Dans la mer Adriatique, les Anciens connaissent une autre Kerkyre ou Korkyre, qu’ils appellent la Noire, Korkyra Melaina : c’est donc le Vaisseau Noir, le Croiseur Noir, ou, comme dit l’Odyssée en parlant de ses navires, naus thoè melaina, vaisseau-rapide noir, car cette épithète de la Korkyre dalmate est celle-là même que le plus souvent le poète odysséen donne aux croiseurs de ses héros :

οὕνεϰα δεῦρ’ ἱϰόμεσθα θοῇ σὺν ηνὶ μελαἰνῃ…
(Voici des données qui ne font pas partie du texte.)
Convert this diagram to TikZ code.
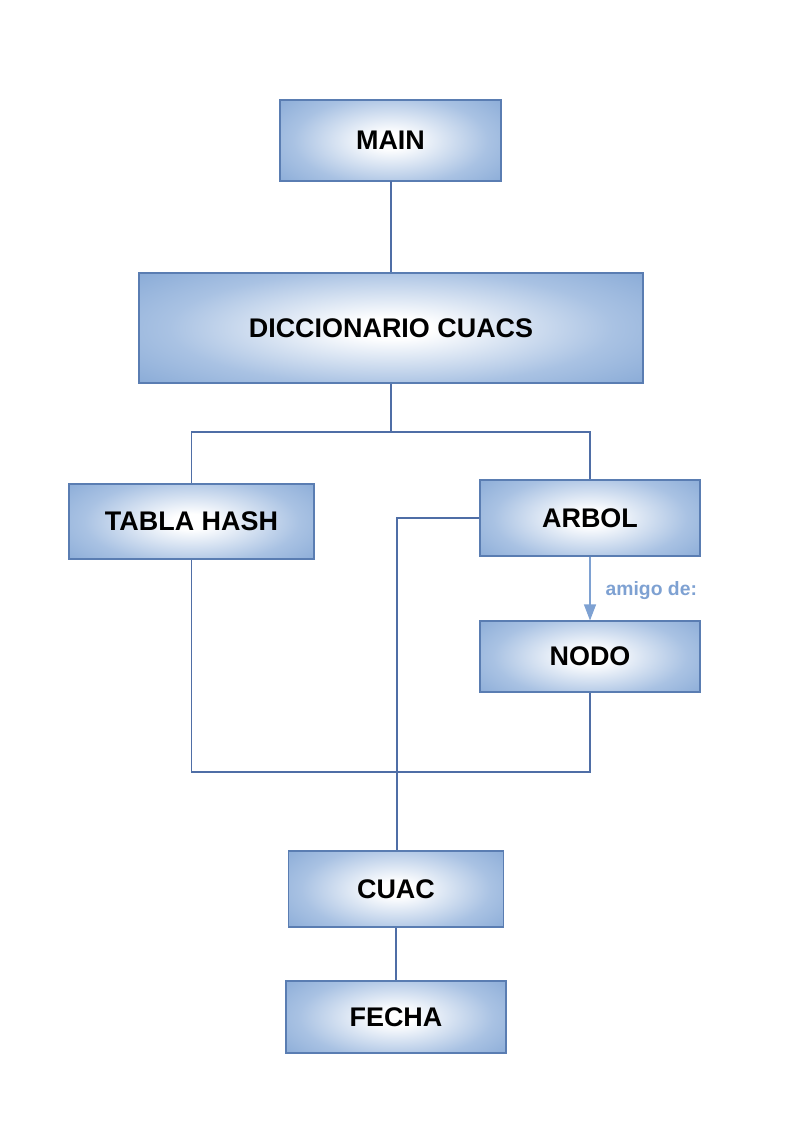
\documentclass[tikz,border=0pt]{standalone}
\usepackage{fontspec}
\setmainfont{Liberation Sans}
\usetikzlibrary{arrows.meta}
\definecolor{boxblue}{HTML}{6A94CB}
\definecolor{boxmid}{HTML}{A9C2E3}
\definecolor{boxedge}{HTML}{5A7DB2}
\definecolor{linecol}{HTML}{4F6EA6}
\definecolor{arrowcol}{HTML}{7EA1D2}
\pgfdeclareradialshading{boxshade}{\pgfpoint{0bp}{0bp}}{color(0bp)=(white); color(4bp)=(white); color(22bp)=(boxmid); color(44bp)=(boxblue); color(72bp)=(boxblue)}
\tikzset{
  blk/.style={draw=boxedge, line width=0.8pt, inner sep=0pt,
    font=\fontsize{20.2}{24}\selectfont\bfseries,
    path picture={\fill[shading=boxshade]
      ([yshift=-8pt]path picture bounding box.south west) rectangle
      ([yshift=8pt]path picture bounding box.north east);}},
  conn/.style={draw=linecol, line width=0.8pt},
}
\begin{document}
\begin{tikzpicture}[x=0.75pt,y=-0.75pt]
\useasboundingbox (0,0) rectangle (794,1123);
\node[blk, minimum width=165.75pt, minimum height=60.75pt] (main) at (390.5,140.5) {MAIN};
\node[blk, minimum width=378pt, minimum height=82.5pt] (dic) at (391,328) {DICCIONARIO CUACS};
\node[blk, minimum width=183.75pt, minimum height=56.25pt] (tabla) at (191.5,521.5) {TABLA HASH};
\node[blk, minimum width=165pt, minimum height=57pt] (arbol) at (590,518) {ARBOL};
\node[blk, minimum width=165pt, minimum height=53.25pt] (nodo) at (590,656.5) {NODO};
\node[blk, minimum width=161.25pt, minimum height=57pt] (cuac) at (396,889) {CUAC};
\node[blk, minimum width=165pt, minimum height=54pt] (fecha) at (396,1017) {FECHA};
\coordinate (j1) at (391,432);
\coordinate (j2) at (397,772);
\draw[conn] (main.south) -- (dic.south |- main.south) -- (dic.north);
\draw[conn] (dic.south) -- (j1) -| (tabla.north);
\draw[conn] (j1) -| (arbol.north);
\draw[conn] (arbol.west) -| (j2) -- (cuac.north -| j2);
\draw[conn] (tabla.south) |- (j2);
\draw[conn] (nodo.south) |- (j2);
\draw[conn] (cuac.south) -- (fecha.north);
\draw[draw=arrowcol, line width=0.8pt, -{Triangle[width=9pt,length=12pt]}] (arbol.south) -- (nodo.north)
  node[pos=0.55, right, xshift=8pt, yshift=1pt, text=arrowcol, font=\fontsize{14.5}{17}\selectfont\bfseries] (lbl) {amigo de:};
\end{tikzpicture}
\end{document}
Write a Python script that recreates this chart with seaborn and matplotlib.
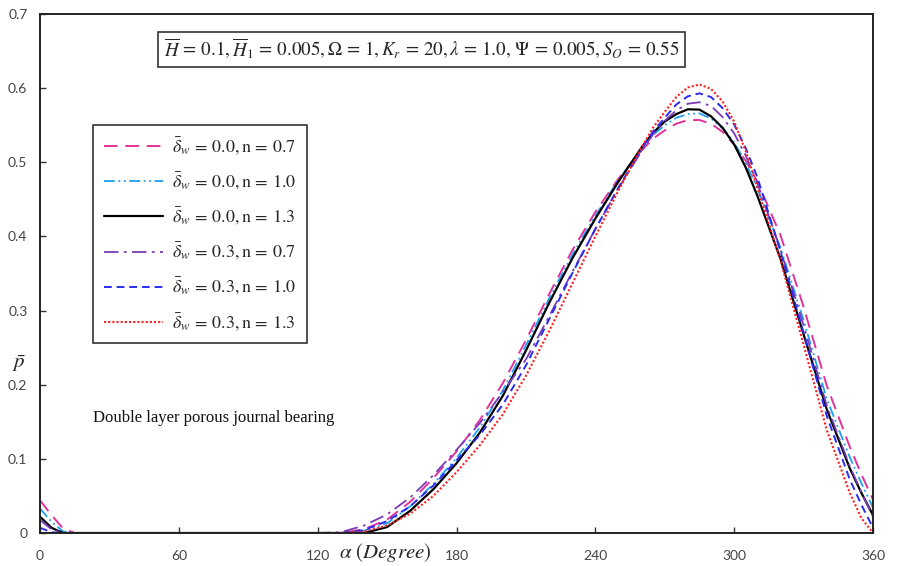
import matplotlib
matplotlib.use("Agg")
import matplotlib.pyplot as plt
import seaborn as sns
import pandas as pd

# ---- data ----
alpha = [0, 5, 10, 15, 60, 120, 130, 140, 150, 160, 170, 180, 190, 200, 210, 220,
         230, 240, 250, 260, 265, 270, 275, 280, 285, 290, 295, 300, 305, 310, 320, 330,
         340, 350, 355, 360]

p_d00_n07 = [0.044, 0.024, 0.006, 0.0, 0.0, 0.0, 0.0, 0.005, 0.018, 0.042, 0.074, 0.110, 0.152,
             0.202, 0.260, 0.322, 0.381, 0.433, 0.478, 0.516, 0.532, 0.543, 0.552, 0.557, 0.557,
             0.552, 0.541, 0.524, 0.502, 0.474, 0.402, 0.305, 0.199, 0.116, 0.079, 0.045]
p_d00_n10 = [0.033, 0.015, 0.002, 0.0, 0.0, 0.0, 0.0, 0.003, 0.013, 0.036, 0.066, 0.101, 0.142,
             0.192, 0.253, 0.316, 0.375, 0.428, 0.476, 0.518, 0.537, 0.550, 0.560, 0.565, 0.566,
             0.559, 0.546, 0.527, 0.499, 0.465, 0.385, 0.287, 0.181, 0.102, 0.067, 0.034]
p_d00_n13 = [0.022, 0.007, 0.0, 0.0, 0.0, 0.0, 0.0, 0.0, 0.008, 0.030, 0.059, 0.094, 0.135,
             0.185, 0.246, 0.310, 0.370, 0.424, 0.474, 0.520, 0.540, 0.555, 0.565, 0.5715, 0.571,
             0.562, 0.5465, 0.524, 0.493, 0.455, 0.370, 0.268, 0.167, 0.087, 0.054, 0.024]
p_d03_n07 = [0.0175, 0.005, 0.0, 0.0, 0.0, 0.0, 0.001, 0.010, 0.025, 0.048, 0.078, 0.112, 0.148,
             0.190, 0.234, 0.292, 0.352, 0.410, 0.465, 0.515, 0.538, 0.556, 0.570, 0.579, 0.581,
             0.576, 0.561, 0.539, 0.509, 0.472, 0.382, 0.280, 0.172, 0.090, 0.055, 0.022]
p_d03_n10 = [0.007, 0.001, 0.0, 0.0, 0.0, 0.0, 0.0, 0.004, 0.016, 0.036, 0.064, 0.098, 0.132,
             0.173, 0.226, 0.288, 0.350, 0.410, 0.466, 0.518, 0.542, 0.560, 0.578, 0.589, 0.593,
             0.588, 0.573, 0.551, 0.519, 0.480, 0.380, 0.270, 0.158, 0.072, 0.038, 0.007]
p_d03_n13 = [0.0, 0.0, 0.0, 0.0, 0.0, 0.0, 0.0, 0.002, 0.010, 0.026, 0.050, 0.082, 0.118,
             0.160, 0.212, 0.272, 0.336, 0.400, 0.462, 0.520, 0.547, 0.568, 0.588, 0.601, 0.605,
             0.599, 0.582, 0.555, 0.515, 0.466, 0.368, 0.254, 0.139, 0.054, 0.020, 0.0]

labels = [r"$\bar{\delta}_w\,=\,0.0,\mathrm{n}\,=\,0.7$",
          r"$\bar{\delta}_w\,=\,0.0,\mathrm{n}\,=\,1.0$",
          r"$\bar{\delta}_w\,=\,0.0,\mathrm{n}\,=\,1.3$",
          r"$\bar{\delta}_w\,=\,0.3,\mathrm{n}\,=\,0.7$",
          r"$\bar{\delta}_w\,=\,0.3,\mathrm{n}\,=\,1.0$",
          r"$\bar{\delta}_w\,=\,0.3,\mathrm{n}\,=\,1.3$"]
series = [p_d00_n07, p_d00_n10, p_d00_n13, p_d03_n07, p_d03_n10, p_d03_n13]

x_ticks = [0, 60, 120, 180, 240, 300, 360]
y_ticks = [0, 0.1, 0.2, 0.3, 0.4, 0.5, 0.6, 0.7]

# ---- style ----
sns.set_style("white")
plt.rcParams["font.family"] = ["Lato", "DejaVu Sans"]
plt.rcParams["mathtext.fontset"] = "stix"

colors = ["#E0339C", "#1E9FF0", "#000000", "#7A3BB8", "#2B2BF0", "#FF2020"]
styles = [(0, (7, 4)), (0, (6, 2, 1, 2, 1, 2)), "-", (0, (8, 3, 1.5, 3)), (0, (4, 2.5)), (0, (1, 1))]
widths = [1.4, 1.3, 1.6, 1.3, 1.4, 1.5]

fig = plt.figure(figsize=(8.98, 5.66), dpi=100)
ax = fig.add_axes([40 / 898, 33 / 566, 833 / 898, 519 / 566])

for lab, ys, c, ls, lw in zip(labels, series, colors, styles, widths):
    df = pd.DataFrame({"alpha": alpha, "p": ys})
    sns.lineplot(data=df, x="alpha", y="p", ax=ax, color=c, linestyle=ls,
                 linewidth=lw, label=lab)

ax.set_xlim(0, 360)
ax.set_ylim(0, 0.7)
ax.set_xticks(x_ticks)
ax.set_yticks(y_ticks)
ax.set_xticklabels([str(v) for v in x_ticks])
ax.set_yticklabels(["0"] + [f"{v:.1f}" for v in y_ticks[1:]])
ax.set_xlabel("")
ax.set_ylabel("")
ax.tick_params(direction="in", length=4, width=1, colors="#333333",
               labelsize=10, labelcolor="#444444", pad=9, bottom=True, left=True,
               top=False, right=False)
ax.tick_params(axis="x", pad=12)
for s in ax.spines.values():
    s.set_visible(True)
    s.set_color("#222222")
    s.set_linewidth(1.4)

leg = ax.legend(loc="upper left", bbox_to_anchor=(0.0636, 0.786), fontsize=13,
                frameon=True, fancybox=False, edgecolor="#333333", framealpha=1,
                handlelength=3.3, labelspacing=0.78, borderpad=0.6, handletextpad=0.5,
                borderaxespad=0)
leg.get_frame().set_linewidth(1.2)

ax.text(0.458, 0.932,
        r"$\overline{H}\,=\,0.1, \overline{H}_1\,=\,0.005, \Omega\,=\,1, K_r\,=\,20, "
        r"\lambda\,=\,1.0,\, \Psi\,=\,0.005, S_O\,=\,0.55$",
        transform=ax.transAxes, ha="center", va="center", fontsize=13.7,
        bbox=dict(boxstyle="square,pad=0.28", facecolor="white", edgecolor="#333333",
                  linewidth=1.2))

ax.text(0.064, 0.222, "Double layer porous journal bearing", transform=ax.transAxes,
        fontsize=12, family="Liberation Serif", ha="left", va="center", color="#111111")

fig.text(385 / 898, 1 - 553 / 566, r"$\alpha\ (Degree)$", ha="center", va="center",
         fontsize=15)
fig.text(19 / 898, 1 - 364 / 566, r"$\bar{p}$", ha="center", va="center", fontsize=15)

fig.savefig("out.png", dpi=100)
Et le croiseur phéacien, que Poséidon pétrifie, est un croiseur noir. La roche corfiote, qui représente ce vaisseau, pourrait donc, elle aussi, être une roche du Croiseur Noir, une Kerkyra Noire. Et elle le fut en réalité. Étudiez, en effet, le nom complet de la Korkyra Melaina dalmate : ce nom composé est fait d’une épithète grecque, melaina, accolée à un substantif sémitique kerkyra. Si l’on veut retrouver l’original sémitique dont cette épithète grecque est la traduction, il faut recourir à la racine sémitique s. kh. r., être noir, et à une forme adjective skherea, qui en serait tirée. Kerkura Skherea, tel était, dans la langue des premiers navigateurs, le nom complet de ces Roches ou Iles du Croiseur Noir. Pour la station dalmate, les Hellènes, qui vinrent ensuite, traduisirent le second terme et transcrivirent le premier : ils eurent Kerkyra Melaina. Pour la station corfiote, ils avaient transcrit les deux termes : l’usage commun ne garda parmi eux que le premier, Kerkyra ou Korkyra, alors que la poésie odysséenne n’avait conservé et popularisé que le second, Skheria. Mais, de part et d’autre, pour comprendre cette onomastique, il faut remonter jusqu’à l’original sémitique, qui seul peut nous expliquer tout à la fois Korkyra et Skheria.